Geopotentiaal op 850 hPa in gpdm (zwart) en Temperatuuradvectie op 850 hPa in K/6h (gekleurd)
De kaart "T-Adv 850" laat de advectie van koude of warme lucht zien op 850 hPa (ongeveer 1,5 km hoogte). Negatieve waardes geven koude-advectie aan, positieve waardes warmte-advectie. Een gevolg van koude- of warmte-advectie is het dalen of stijgen van de geopotentiaal. Dit dalen of stijgen van de geopotentiaal leidt weer tot een stijgen respectievelijk dalen van de verticale luchtbeweging.

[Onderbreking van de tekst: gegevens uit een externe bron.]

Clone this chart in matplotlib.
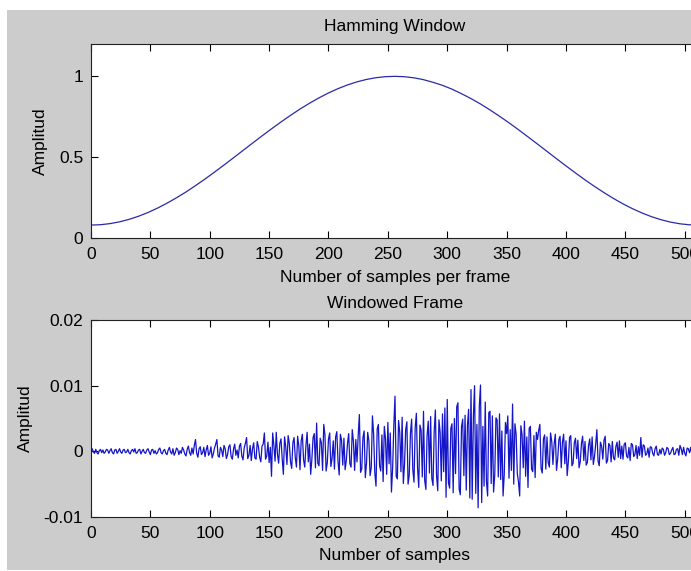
import numpy as np
import matplotlib
matplotlib.use('Agg')
import matplotlib.pyplot as plt
from matplotlib.patches import Rectangle

plt.rcParams['font.family'] = ['Liberation Sans', 'DejaVu Sans']
plt.rcParams['axes.unicode_minus'] = False

# hamming window, read every 8 samples
ham_n = list(range(0, 513, 8))
ham_val = [0.0800, 0.0822, 0.0889, 0.0999, 0.1152, 0.1345, 0.1578, 0.1848, 0.2153,
           0.2488, 0.2848, 0.3240, 0.3647, 0.4075, 0.4514, 0.4962, 0.5414, 0.5866,
           0.6313, 0.6751, 0.7178, 0.7585, 0.7975, 0.8335, 0.8668, 0.8971, 0.9238,
           0.9469, 0.9659, 0.9809, 0.9915, 0.9979, 1.0000, 0.9976, 0.9908, 0.9793,
           0.9631, 0.9442, 0.9207, 0.8927, 0.8623, 0.8290, 0.7922, 0.7532, 0.7125,
           0.6697, 0.6257, 0.5810, 0.5358, 0.4906, 0.4460, 0.4021, 0.3597, 0.3190,
           0.2807, 0.2445, 0.2112, 0.1812, 0.1547, 0.1319, 0.1130, 0.0983, 0.0878,
           0.0817, 0.0800]

# windowed frame, in units of 1e-3
frame_e3 = [
    0.2, 0.4, -0.1, -0.3, 0.3, -0.2, -0.4, 0.1, 0.3, -0.2, 0.2, -0.3, -0.1, 0.3, 0.2, -0.3,
    0.1, 0.4, -0.2, -0.4, 0.2, 0.3, -0.3, 0.0, 0.4, -0.1, -0.3, 0.2, 0.3, -0.2, -0.1, 0.3,
    -0.2, -0.4, 0.1, 0.3, -0.1, 0.4, -0.3, -0.2, 0.2, 0.3, -0.4, 0.0, 0.3, -0.2, -0.3, 0.2,
    0.4, -0.1, -0.5, 0.2, 0.3, -0.3, 0.1, -0.4, -0.2, 0.3, 0.5, -0.2, -0.4, 0.1, 0.3, -0.3,
    -0.5, 0.2, 0.6, -0.1, -0.4, 0.4, -0.6, -0.2, 0.5, 0.3, -0.5, 0.1, -0.3, 0.6, 0.2, -0.4,
    -0.7, 0.3, 0.8, -0.2, -0.6, 0.5, -0.4, 0.9, 1.8, -0.3, -0.9, 0.4, 0.7, -0.5, -0.2, 0.6,
    -0.8, 0.2, 0.9, -0.6, -0.3, 0.7, -1.0, -0.4, 0.5, 1.1, 1.8, -0.7, -0.9, 0.6, 0.2, -0.8,
    0.9, 0.4, -1.1, -0.5, 0.7, 1.0, -0.8, -1.2, 0.3, 1.1, -0.6, 0.2, -1.0, 0.8, 1.2, -0.7,
    -1.3, 0.5, 1.2, 2.1, -1.1, -0.6, 0.9, -1.4, 0.4, 1.3, -1.0, -1.2, 1.5, 0.7, -0.9, -1.6,
    0.8, 1.1, 2.8, -1.2, -0.7, 1.4, -1.7, 0.6, -3.8, 2.8, 0.9, -1.5, 2.9, -0.4, -1.8, 1.2,
    1.9, -1.1, -3.5, 2.2, 0.7, -2.0, 2.4, 1.2, -1.6, -2.6, 1.3, 2.1, -0.9, -2.4, 2.3, 0.8,
    -2.8, 1.6, 2.6, -1.3, -2.4, 0.9, 2.9, -1.6, 1.1, -3.5, -1.2, 2.1, 2.7, -2.5, 4.3, -1.8,
    -2.2, 2.0, 1.3, -2.9, 4.1, 2.5, -3.0, -1.7, 1.9, 2.8, -2.3, -1.1, 1.6, -2.7, 2.2, 3.0,
    -1.5, -3.6, 2.6, 1.7, -2.1, 2.0, -2.8, -1.4, 1.2, 2.7, -1.9, -2.4, 3.3, 1.5, -2.9, 1.8,
    -1.6, 2.4, 5.6, -3.2, -2.7, 2.1, 3.1, -4.0, -1.8, 2.9, 1.6, -3.7, -2.5, 5.4, 2.6, -3.3,
    -5.3, 3.4, 4.1, -2.2, -3.0, 2.5, -4.6, 3.8, 1.9, -3.5, 4.4, -1.9, 2.8, -6.2, -2.6, 3.9,
    8.4, -3.8, -4.2, 4.7, 2.9, -3.1, 5.2, -4.9, -2.0, 3.3, 4.5, -5.0, -3.6, 2.7, 4.9, -2.8,
    -4.7, 3.6, 5.8, -2.5, -5.5, 4.0, 3.2, -3.9, 6.1, -4.4, -5.8, 2.4, 4.6, -3.3, 5.3, -4.1,
    -5.2, 3.0, 6.3, -3.7, -6.0, 4.8, 2.9, -4.5, 5.7, -3.1, 6.6, -7.0, 7.9, -4.8, -5.6, 3.5,
    4.2, -6.3, 5.0, -3.4, 6.8, 7.4, -5.7, -6.6, 3.7, 4.9, -3.7, 5.5, -5.9, 4.0, 6.4, -7.1,
    9.4, -7.3, 5.2, 10.0, -6.4, 4.1, -8.6, 6.9, 10.1, -7.8, 3.8, -5.3, 7.5, -4.6, -6.8, 5.9,
    6.1, -4.9, 5.4, -6.2, -3.6, 5.1, 4.8, -3.9, 5.7, -4.3, 3.1, -6.8, -3.5, 4.4, 2.7, 5.4,
    -4.1, 3.3, -2.9, 7.2, -5.0, 4.2, 2.6, -3.4, -4.7, -6.8, 3.9, 2.5, -2.5, 4.6, -3.8, 2.2,
    -5.5, 3.5, 3.8, -2.7, -3.1, 2.4, -4.0, 2.9, 1.8, 3.2, 4.1, -2.6, -3.3, 1.9, 2.5, -2.7,
    2.2, -1.7, -2.4, 2.8, 1.5, -2.0, 1.1, 2.6, -2.9, -1.2, 1.8, 2.3, -2.5, 1.4, 2.6, -1.9,
    1.6, -3.7, -1.5, 2.1, 2.4, -2.2, -1.8, 1.3, 2.0, -1.1, 1.7, -2.5, -1.6, 1.2, 2.3, -1.4,
    1.5, -2.1, -1.7, 0.9, 1.9, -1.3, 2.2, -2.0, -0.8, 1.1, 3.3, -1.5, -2.2, 1.4, 0.8, -1.2,
    1.7, 2.3, -1.8, -1.4, 1.2, 0.9, -1.6, 1.5, -1.0, -1.3, 0.7, 1.4, -0.9, 1.6, -1.1, 0.8,
    -1.2, 1.1, 1.3, -0.7, -1.0, 0.6, -1.4, 1.2, 1.0, -0.8, -0.5, 0.9, -1.1, 0.7, -0.6, 2.1,
    -0.9, 1.0, 0.8, -0.6, -0.4, 0.5, -0.9, 0.7, 0.6, -0.3, -0.7, 0.4, 0.8, -0.5, -0.6, 0.3,
    -0.4, 0.5, 0.3, -0.6, -0.2, 0.6, 0.4, -0.5, -0.3, 0.2, 0.6, -0.5, -0.4, 0.3, 0.4, -0.6,
    0.9, 0.4, -0.5, 0.6, -0.3, -0.7, 0.5, 0.4, -0.2, 0.6, -0.5, 0.3, -0.4, 0.5, 0.2, -0.3,
]

xticks = [0, 50, 100, 150, 200, 250, 300, 350, 400, 450, 500]
ham_yticks = [0, 0.5, 1]
ham_ylabels = ['0', '0.5', '1']
frame_yticks = [-0.01, 0, 0.01, 0.02]
frame_ylabels = ['-0.01', '0', '0.01', '0.02']

W, H = 691, 571
fig = plt.figure(figsize=(W / 100, H / 100), dpi=100)
fig.patch.set_facecolor('white')
# matlab gray figure area
fig.patches.append(Rectangle((7 / W, 1 - 570 / H), 1, (570 - 10) / H,
                             transform=fig.transFigure, facecolor='#cccccc',
                             edgecolor='none', zorder=-10))

fs = 12.5

def style(ax):
    ax.set_facecolor('white')
    ax.set_xlim(0, 512)
    ax.set_xticks(xticks)
    ax.tick_params(direction='in', length=5, width=0.8, top=True, right=True,
                   labelsize=fs, colors='black', pad=5.5)
    ax.tick_params(axis='x', pad=6.5)
    for s in ax.spines.values():
        s.set_linewidth(0.8)
        s.set_color('#222222')

ax1 = fig.add_axes([91 / W, 1 - 238 / H, 608 / W, 194 / H])
ax1.plot(ham_n, ham_val, color='#2a2aa8', lw=0.9)
style(ax1)
ax1.set_ylim(0, 1.2)
ax1.set_yticks(ham_yticks)
ax1.set_yticklabels(ham_ylabels)
ax1.set_title('Hamming Window', fontsize=fs, pad=9)
ax1.set_xlabel('Number of samples per frame', fontsize=fs, labelpad=6)
ax1.set_ylabel('Amplitud', fontsize=fs, labelpad=8)

ax2 = fig.add_axes([91 / W, 1 - 517 / H, 608 / W, 197 / H])
ax2.plot(np.arange(len(frame_e3)), np.array(frame_e3) * 1e-3, color='#1414c8', lw=0.9)
style(ax2)
ax2.set_ylim(-0.01, 0.02)
ax2.set_yticks(frame_yticks)
ax2.set_yticklabels(frame_ylabels)
ax2.set_title('Windowed Frame', fontsize=fs, pad=9)
ax2.set_xlabel('Number of samples', fontsize=fs, labelpad=5)
ax2.set_ylabel('Amplitud', fontsize=fs, labelpad=8)

fig.savefig('out.png', dpi=100)
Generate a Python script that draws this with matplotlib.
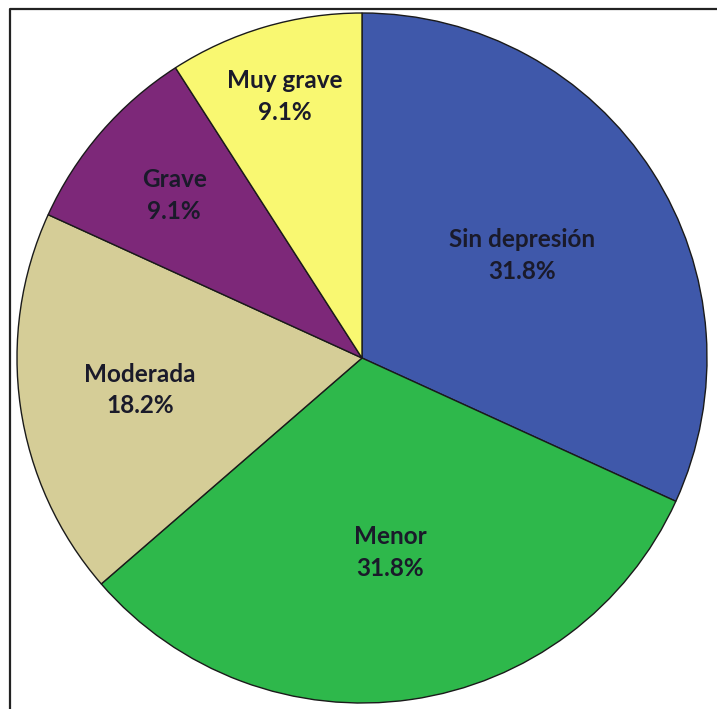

Beschouwing van de zg. omega-vergelijking levert ons dat een maximum van kou-advectie leidt tot een dalende luchtbeweging en een maximum van de warmte-advectie leidt tot een stijgende luchtbeweging. Omdat er ook nog andere mechanismen actief zijn (zie bijv. V-adv. 500) hoeft de uiteindelijke luchtbeweging niet overeen te komen met het voorafgaande.
In de huidige weerkamerpraktijk worden de kaarten van de vorticiteitsadvectie er ook voor gebruikt koude- en warmtefronten te lokaliseren. Achter (meestal ten westen van) koufronten vindt meestal kou-advectie plaats en achter een warmtefront meestal warmte-advectie.